Но будь то гадание по внутренностям животных или по звездам, его знакам свойственно, что они стоят в справочнике, пусть и не написанном. И сколь бы тайно ни передавались эти сведения, каждый, кто их применяет, узнаёт, какой поворот в жизни означает тот или иной знак; и даже если столкновение нескольких различного рода знаков вызывает особенные трудности разъединений и комбинаций, "справиться" всегда можно. Общий признак такого рода занятий — повторяемость: одинаковость, раз и навсегда открытая, постоянная применяемость правил, законов и заключений по аналогии. То, что называют суеверием, представляется мне скорее суезнанием. От суеверного страха перед тринадцатым числом прямой переход к обманчивым высям гносиса; это даже не обезьянье подобие подлинной веры.
Действительная вера, если я могу назвать так способность представить себя и услышать сказанное, начинается там, где прекращается руководство правилами, где само это желание исчезает. То, что происходит со мной, говорит мне что-то, но что оно мне говорит, не может быть мне открыто каким-либо тайным знанием, ибо до сих пор это никогда еще не говорилось и оно не состоит из звуков, когда-либо произнесенных. Оно не может быть истолковано, так же как и переведено, не может быть объяснено мне или изложено мною, это вообще не есть "Что", оно брошено мне в мою жизнь, это не опыт, о котором можно вспомнить вне данной ситуации, оно всегда остается обращением в тот определенный момент, неотделимым от него, вопросом вопрошающего, желающим ответа.
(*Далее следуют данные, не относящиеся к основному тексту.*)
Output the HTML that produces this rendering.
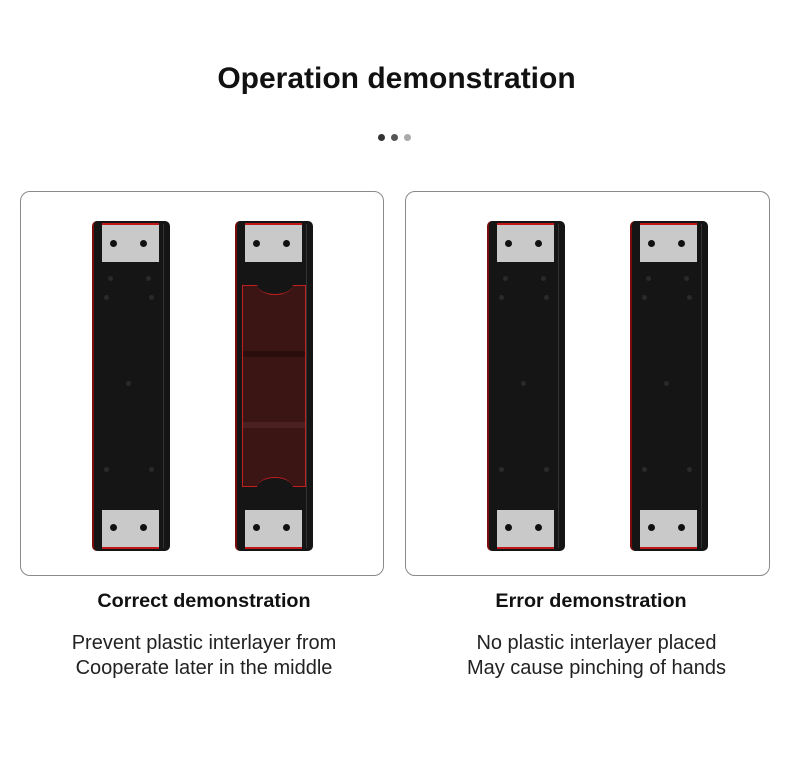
<!DOCTYPE html>
<html><head><style>
body{margin:0;width:790px;height:768px;background:#fff;position:relative;font-family:"Liberation Sans",sans-serif;overflow:hidden}
.a{position:absolute}
.panel{position:absolute;top:191px;height:385px;border:1px solid #8a8a8a;border-radius:10px;box-sizing:border-box}
.bar{position:absolute;top:221px;width:76px;height:330px;background:#151515;border-radius:5px;border-left:2px solid #7a0c0c}
.bar::after{content:"";position:absolute;right:6px;top:3px;bottom:3px;width:1px;background:#333}
.pl{position:absolute;left:8px;width:57px;height:37px;background:#c9c9c9;border-top:2px solid #c01818}
.pl.b{border-top:none;border-bottom:2px solid #c01818}
.h{position:absolute;width:7px;height:7px;border-radius:50%;background:#111}
.d{position:absolute;width:5px;height:5px;border-radius:50%;background:#2a2a2a}
.t{position:absolute;text-align:center;color:#111;white-space:nowrap}
</style></head><body>
<div class="t" style="left:0;width:793px;top:62px;font-size:30px;font-weight:bold">Operation demonstration</div>
<div class="a" style="left:378px;top:134px;width:7px;height:7px;border-radius:50%;background:#333"></div>
<div class="a" style="left:391px;top:134px;width:7px;height:7px;border-radius:50%;background:#555"></div>
<div class="a" style="left:404px;top:134px;width:7px;height:7px;border-radius:50%;background:#aaa"></div>
<div class="panel" style="left:20px;width:364px"></div>
<div class="panel" style="left:405px;width:365px"></div>

<div class="bar" style="left:92px">
 <div class="pl" style="top:2px"><div class="h" style="left:8px;top:15px"></div><div class="h" style="left:38px;top:15px"></div></div>
 <div class="d" style="left:14px;top:55px"></div><div class="d" style="left:52px;top:55px"></div>
 <div class="d" style="left:10px;top:74px"></div><div class="d" style="left:55px;top:74px"></div>
 <div class="d" style="left:32px;top:160px"></div>
 <div class="d" style="left:10px;top:246px"></div><div class="d" style="left:55px;top:246px"></div>
 <div class="pl b" style="top:289px"><div class="h" style="left:8px;top:14px"></div><div class="h" style="left:38px;top:14px"></div></div>
</div>
<div class="bar" style="left:235px">
 <div class="pl" style="top:2px"><div class="h" style="left:8px;top:15px"></div><div class="h" style="left:38px;top:15px"></div></div>
 <div class="a" style="left:5px;top:64px;width:64px;height:202px;background:#3a1514;border:1px solid #c02020;box-sizing:border-box">
  <div class="a" style="left:0;right:0;top:65px;height:6px;background:#2a0e0e"></div>
  <div class="a" style="left:0;right:0;top:136px;height:6px;background:#4a2020"></div>
  <div class="a" style="left:14px;top:-12px;width:36px;height:20px;border-radius:50%;background:#151515;border-bottom:1px solid #c02020"></div>
  <div class="a" style="left:14px;bottom:-12px;width:36px;height:20px;border-radius:50%;background:#151515;border-top:1px solid #c02020"></div>
 </div>
 <div class="pl b" style="top:289px"><div class="h" style="left:8px;top:14px"></div><div class="h" style="left:38px;top:14px"></div></div>
</div>
<div class="bar" style="left:487px">
 <div class="pl" style="top:2px"><div class="h" style="left:8px;top:15px"></div><div class="h" style="left:38px;top:15px"></div></div>
 <div class="d" style="left:14px;top:55px"></div><div class="d" style="left:52px;top:55px"></div>
 <div class="d" style="left:10px;top:74px"></div><div class="d" style="left:55px;top:74px"></div>
 <div class="d" style="left:32px;top:160px"></div>
 <div class="d" style="left:10px;top:246px"></div><div class="d" style="left:55px;top:246px"></div>
 <div class="pl b" style="top:289px"><div class="h" style="left:8px;top:14px"></div><div class="h" style="left:38px;top:14px"></div></div>
</div>
<div class="bar" style="left:630px">
 <div class="pl" style="top:2px"><div class="h" style="left:8px;top:15px"></div><div class="h" style="left:38px;top:15px"></div></div>
 <div class="d" style="left:14px;top:55px"></div><div class="d" style="left:52px;top:55px"></div>
 <div class="d" style="left:10px;top:74px"></div><div class="d" style="left:55px;top:74px"></div>
 <div class="d" style="left:32px;top:160px"></div>
 <div class="d" style="left:10px;top:246px"></div><div class="d" style="left:55px;top:246px"></div>
 <div class="pl b" style="top:289px"><div class="h" style="left:8px;top:14px"></div><div class="h" style="left:38px;top:14px"></div></div>
</div>

<div class="t" style="left:20px;width:368px;top:590px;font-size:19.8px;font-weight:bold">Correct demonstration</div>
<div class="t" style="left:405px;width:372px;top:590px;font-size:19.8px;font-weight:bold">Error demonstration</div>
<div class="t" style="left:20px;width:368px;top:631px;font-size:20px;line-height:25px;color:#222">Prevent plastic interlayer from<br>Cooperate later in the middle</div>
<div class="t" style="left:405px;width:383px;top:631px;font-size:20px;line-height:25px;color:#222">No plastic interlayer placed<br>May cause pinching of hands</div>
</body></html>
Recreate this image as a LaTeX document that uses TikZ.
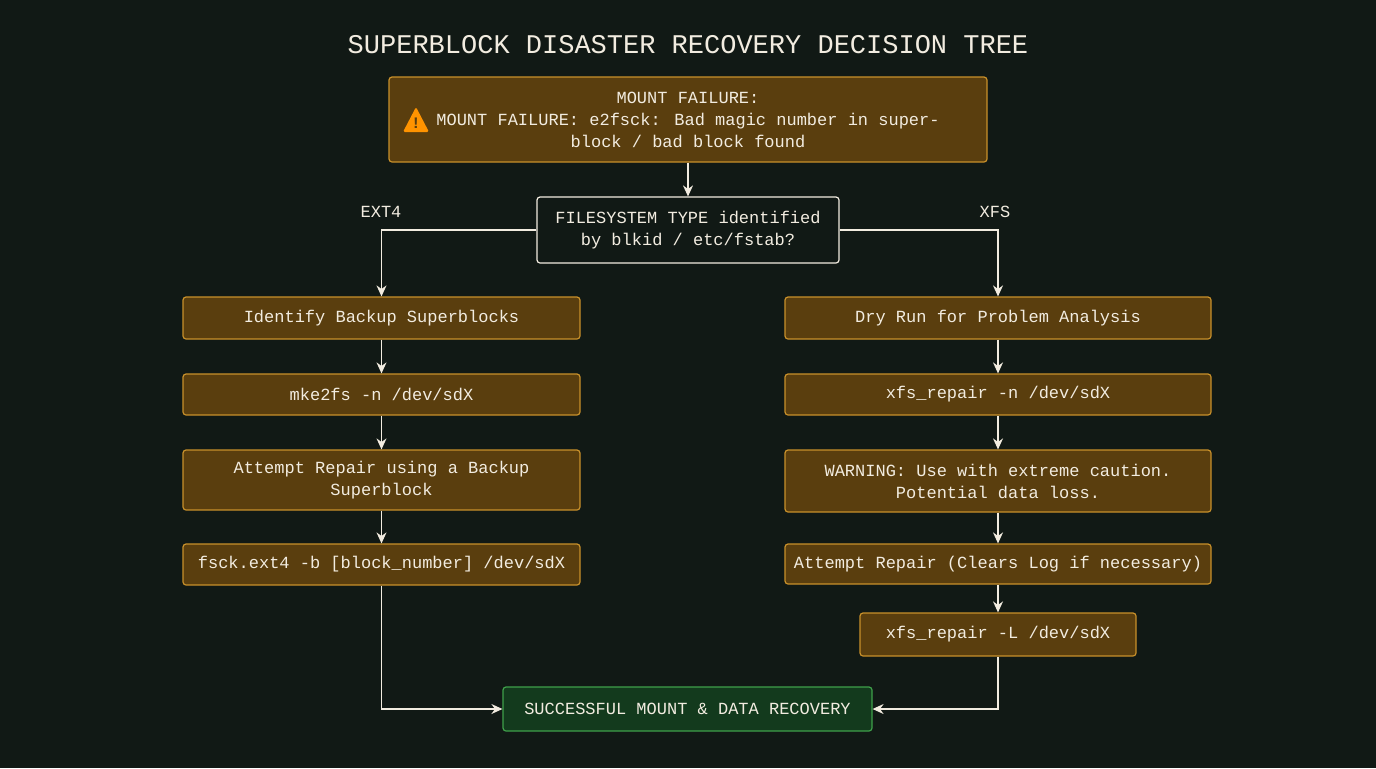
\documentclass[tikz,border=0pt]{standalone}
\usepackage{fontspec}
\setmainfont{Liberation Mono}
\usetikzlibrary{arrows.meta}
\definecolor{bgc}{HTML}{111915}
\definecolor{stepfill}{HTML}{5A3E0E}
\definecolor{stepline}{HTML}{C8902A}
\definecolor{okfill}{HTML}{133A1D}
\definecolor{okline}{HTML}{3FA04A}
\definecolor{txt}{HTML}{F2ECE0}
\begin{document}
\begin{tikzpicture}[x=0.5pt,y=-0.5pt,
    every node/.style={text=txt,font=\fontsize{8.5}{11}\selectfont,align=center},
    stage/.style={draw=stepline,fill=stepfill,rounded corners=1.5pt,line width=0.6pt,inner sep=0pt},
    ok/.style={draw=okline,fill=okfill,rounded corners=1.5pt,line width=0.6pt,inner sep=0pt},
    ask/.style={draw=txt,fill=bgc,rounded corners=1.5pt,line width=0.6pt,inner sep=0pt},
    link/.style={draw=txt,line width=0.6pt,-{Stealth[length=5.5pt,width=5pt]}}]

  \fill[bgc] (0,0) rectangle (1376,768);

  \node (title) at (688,45) {\fontsize{13.5}{15}\selectfont SUPERBLOCK DISASTER RECOVERY DECISION TREE};

  \node[stage,minimum width=299pt,minimum height=42.5pt] (fail) at (688,119.5)
    {MOUNT FAILURE:\\MOUNT FAILURE: e2fsck: Bad magic number in super-\\block / bad block found};
  \fill[orange!85!yellow,rounded corners=0.8pt] (403,132) -- (416,107) -- (429,132) -- cycle;
  \node[text=stepfill,font=\bfseries\fontsize{8}{8}\selectfont] (warnmark) at (416,123) {!};

  \node[ask,minimum width=151pt,minimum height=33pt] (fs) at (688,230)
    {FILESYSTEM TYPE identified\\by blkid / etc/fstab?};

  % ext4 side
  \node[stage,minimum width=198.5pt,minimum height=21pt] (e1) at (381.5,318) {Identify Backup Superblocks};
  \node[stage,minimum width=198.5pt,minimum height=20.5pt] (e2) at (381.5,394.5) {mke2fs -n /dev/sdX};
  \node[stage,minimum width=198.5pt,minimum height=30pt] (e3) at (381.5,480) {Attempt Repair using a Backup\\Superblock};
  \node[stage,minimum width=198.5pt,minimum height=20.5pt] (e4) at (381.5,564.5) {fsck.ext4 -b [block\_number] /dev/sdX};

  % xfs side
  \node[stage,minimum width=213pt,minimum height=21pt] (x1) at (998,318) {Dry Run for Problem Analysis};
  \node[stage,minimum width=213pt,minimum height=20.5pt] (x2) at (998,394.5) {xfs\_repair -n /dev/sdX};
  \node[stage,minimum width=213pt,minimum height=31pt] (x3) at (998,481) {WARNING: Use with extreme caution.\\Potential data loss.};
  \node[stage,minimum width=213pt,minimum height=20pt] (x4) at (998,564) {Attempt Repair (Clears Log if necessary)};
  \node[stage,minimum width=138pt,minimum height=21.5pt] (x5) at (998,634.5) {xfs\_repair -L /dev/sdX};

  \node[ok,minimum width=184.5pt,minimum height=22pt] (done) at (687.5,709) {SUCCESSFUL MOUNT \& DATA RECOVERY};

  \node (ext) at (381,212) {EXT4};
  \node (xfs) at (995,212) {XFS};

  \draw[link] (fail) -- (fs);
  \draw[link] (fs.west) -| (e1.north);
  \draw[link] (fs.east) -| (x1.north);
  \draw[link] (e1) -- (e2);
  \draw[link] (e2) -- (e3);
  \draw[link] (e3) -- (e4);
  \draw[link] (x1) -- (x2);
  \draw[link] (x2) -- (x3);
  \draw[link] (x3) -- (x4);
  \draw[link] (x4) -- (x5);
  \draw[link] (e4.south) |- (done.west);
  \draw[link] (x5.south) |- (done.east);
\end{tikzpicture}
\end{document}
(Вопрос. В этом и состоит вторая громадная противоположность между знаками истолкования и языком знаков, который здесь имеется в виду: он никогда не бывает сообщением сведений, разъяснением, успокоением.)
Вера находится в потоке однократности, которую пытается преодолеть знание. Работа человеческого духа, все построения аналогий, типологий необходимы, но бегством было бы обращаться к ним, когда тебе, мне задан вопрос вопрошающего. Только лишь в потоке опробывается и исполняется прожитая жизнь.
При всем почтении к континууму мира — в жизни мне ведома только конкретность мира, которая все время, каждую минуту предстает передо мной. Я могу расчленить ее на составные части, могу, сравнивая, отнести их к группам сходных феноменов, могу вывести их из более ранних, свести к более простым, и при всем том я не затрону мою конкретность мира, она не может быть расчленена, сравнима, сведена, и она пугающе взирает на меня в своей однократности. Так в балете Стравинского директор странствующего кукольного театра, желая показать ярмарочной публике, что Пьеро, который ее пугает, просто пучок соломы в одежде актера, рвет его на части и, дрожа от страха, падает, так как на крыше балагана сидит живой Петрушка и смеется над ним.
Подлинное наименование конкретности мира — доверенное мне, каждому человеку творение. В нем даны знаки обращения к нам.
Обращение
В молодые годы исключением в обычной жизни было для меня только "религиозное". Наступали часы, которые изымались из хода вещей, что-то проламывало твердую скорлупу повседневности. И тогда нарушалось привычное постоянство явлений. Совершившееся уничтожало закон повседневности. "Религиозный опыт" был опытом Иного, не входившего в жизненную связь. Он мог начаться с чего-то привычного, с созерцания какого-то хорошо известного предмета, который внезапно становился таинственным и пугающим и в конце концов прозрачным, ведя в тьму тайны с ее сверкающими молниями. Но время могло быть разорвано и без всякого повода, — сначала разрушалось прочное строение мира, затем исчезала еще более прочная уверенность в себе, и то лишенное сущности существо, которым ты только что был, которое теперь тебе уже неведомо, передавалось полноте вещей. "Религиозное" изымало человека из его среды. По ту сторону оставалось привычное существование с его делами, здесь же господствовали отрешенность, просветление, восторг вне времени, вне следствий. Следовательно, собственное существование охватывало посюстороннее и потустороннее, и между ними не было иной связи, кроме действительного мгновения перехода.
Неправомерность такого деления стремящейся к смерти и вечности временной жизни, которая перед их лицом может исполниться, лишь исполнив свою временность, открылась мне благодаря повседневному событию, событию, которое судило меня, изрекло приговор сомкнутыми устами и неподвижным взором, как любит выносить этот приговор привычный ход вещей.